The partner of the late Barry Daly told the jury in the Doneraile murder trial on Friday that she found her partner in a pool of blood in their front garden and even though she knew he was dead she lay down beside him and begged him to come back.
A 17-year-old who cannot be named because of his age has pleaded not guilty to murder but guilty to manslaughter of 44-year-old Barry Daly at Rockview Terrace in Doneraile on October 12, 2025.
On Friday, Katie O’Reilly described jumping out of bed, running out to their garden after two o’clock in the morning to find blood everywhere and lying down beside her partner of 20 years, 44-year-old Barry Daly, begging him to come back.
She had been lying in bed waiting for Barry to come home after he had been in Doneraile for the celebrations for the victorious Junior B hurling championship team. She said he was in great form that night after winning €600 in the lottery and he was starting holidays.
Rather than bringing his house key which was on a ring with his car keys he would have knocked on the window to get in when he arrived home.
“I was inside in bed. I heard more than one person running. I heard, ‘I am going to kill you’, and Barry saying, ‘Stop’. I went out after that and found Barry,” Ms O’Reilly testified.

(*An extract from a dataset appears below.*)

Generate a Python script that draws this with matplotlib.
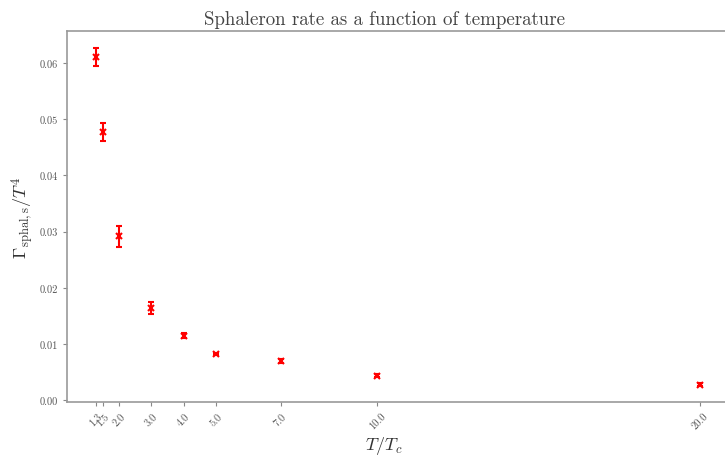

Asked by prosecution senior counsel, Lorcan Staines, if she heard anything else when she was in bed, she replied: “I heard someone getting a whack of something.”
She continued her testimony: “Barry was lying on the ground, blood everywhere. I knew he was dead, I checked for a pulse, I knew he was dead.
“I was roaring at my mam to ring an ambulance… I lay down beside him, I kept begging for him to come back. Blood was coming out of his ears, his mouth, his nose, blood everywhere. The back of his head was smashed.”
Defence senior counsel, Alice Fawsitt, cross-examined the witness and said at the outset in relation to her client: “He admitted going up to cause harm but he denied going up with the intention of causing serious harm or killing.”
She said the teenager denied that the words, “I am going to kill you”, were said by anyone. Ms O’Reilly said those words were said by someone.
Ms Fawsitt said that in Ms O’Reilly’s statement to gardaí the following day she did not describe Barry saying, “Stop”. Ms O’Reilly agreed that she did not say it in her statement to the guards but she said Barry did say "Stop".
Witness Seamus Hunter testified that he was trying to calm things in town in the early hours of last October 12 and when he saw two young fellas with golf clubs, the first thing that came out of his mouth was: "What are ye f***ing at, ye f***ing knackers".
He said he approached them with his hands up to tell them they couldn’t go around with golf clubs and that they should go home. That was when he got head-butted into the left side of his nose by the 17-year-old.
Ms Fawsitt said the teenager had been charged with carrying out that assault on Mr Hunter and pleaded guilty to it. She put it to Mr Hunter that even though the 17-year-old “had a golf club in either hand he used his head (as the means of assault).”
Mr Hunter replied: “Yeah, I suppose his hands were full.” Ms Fawsitt continued: “He did not use a golf club on you.” Mr Hunter said: “He wouldn’t have got a swing at me.”
Mr Hunter later went up to Barry Daly’s house because he was worried about Barry. As he approached he heard someone say: “Come on, we have to get rid of these.”
Then the witness added: “I saw (the 17-year-old) throw one of the golf clubs over the wall and I saw Alex throw one of the golf clubs over the wall”, a reference to 20-year-old Alex Deady of Glenview, Convent Road, Doneraile, County Cork.
Prosecution senior counsel, Lorcan Staines, said in his opening of the case: “He (the 17-year-old) said Alex Deady (20) hit Barry Daly but only hit him once, and he (the 17-year-old) did not do anything.
"The prosecution says that cannot be true in light of those injuries. We say it is fanciful that one blow from a golf club caused all those injuries.”
Ms Fawsitt later clarified with the witness that he may not have been able to clearly see each golf club but that “the one from (the 17-year-old) was a half golf-stick”.
The trial before Ms Justice Siobhán Lankford and the seven women and five men of the jury continues on July 20.